Fashion chain New Look has slumped deeper into the red with annual losses of more than £500 million after hefty writedowns and warned over a “challenging” start to its new year.
The retailer reported pre-tax losses of £522.2 million for the year to March 30, against losses of £190.2 million the previous year after writing off £402 million of goodwill and brand value.
Executive chairman Alistair McGeorge cautioned trading has come under pressure since the year-end as the recent wet weather takes its toll.
Speaking to the Press Association, he said: “The market is as challenging as I’ve ever seen in my lifetime in terms of consumer uncertainty, Brexit uncertainty and weather uncertainty.”
“We are not on our own saying it’s been a difficult first quarter,” he said.
But the group – which has been shutting stores under a major overhaul – saw sales falls narrow and reported an improved performance at the operating level as it posted underlying profits of £33.2 million against losses of £35.7 million the previous year.
It reported core like-for-like sales in the UK and Ireland down 1.6% against the 11.6% tumble seen the previous year.
Total group-wide annual revenues fell 3.8% to £1.2 billion as it shut stores and focused on more profitable sales.
Mr McGeorge said the group was making progress in its overhaul, but stressed there is “more work to do”.
“Whilst New Look enters the new financial year in a fundamentally healthier and stronger position, in many respects today marks the starting line,” he said.
“We have more work to do to enhance trading and deliver further operational improvements as we continue our turnaround plans.”
He added: “We expect the retail environment to remain as challenging as ever in the year ahead, with continued Brexit uncertainty and unseasonable weather impacting current trading.”

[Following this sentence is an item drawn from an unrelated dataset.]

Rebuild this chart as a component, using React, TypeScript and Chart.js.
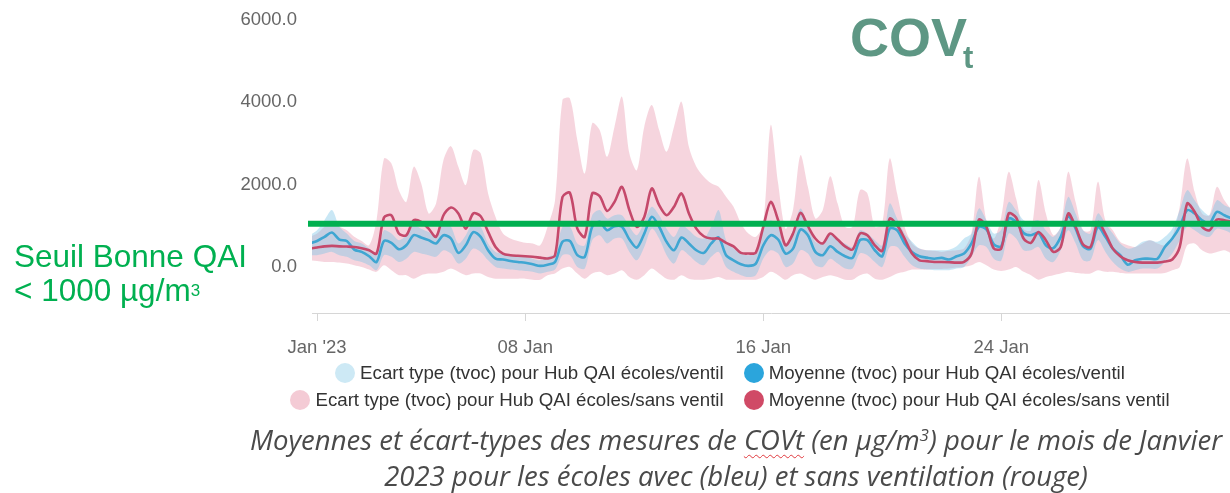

Mr McGeorge also admitted that the group’s recent woes had affected its ability to hire new talent, although he cheered the appointment on April 1 of former House of Fraser boss Nigel Oddy as chief operating officer.
Founder Tom Singh also recently announced plans to retire at the end of June.
The chain has upended its leadership team after completing £1.3 billion in debt refinancing last month as part of its turnaround plans.
It has also closed 102 stores largely as part of a Company Voluntary Arrangement (CVA) and has retrenched from overseas markets such as China and eastern Europe.
The group said it was ahead of plan with cost savings of more than £80 million and was eyeing further efficiencies in the new financial year.
It has the option on nearly another 200 stores to give 60 days’ notice of closure, but said it has “no intention” currently to shut more outlets.
The group also revealed it is considering opening some stores where it has recently closed, such as Belfast.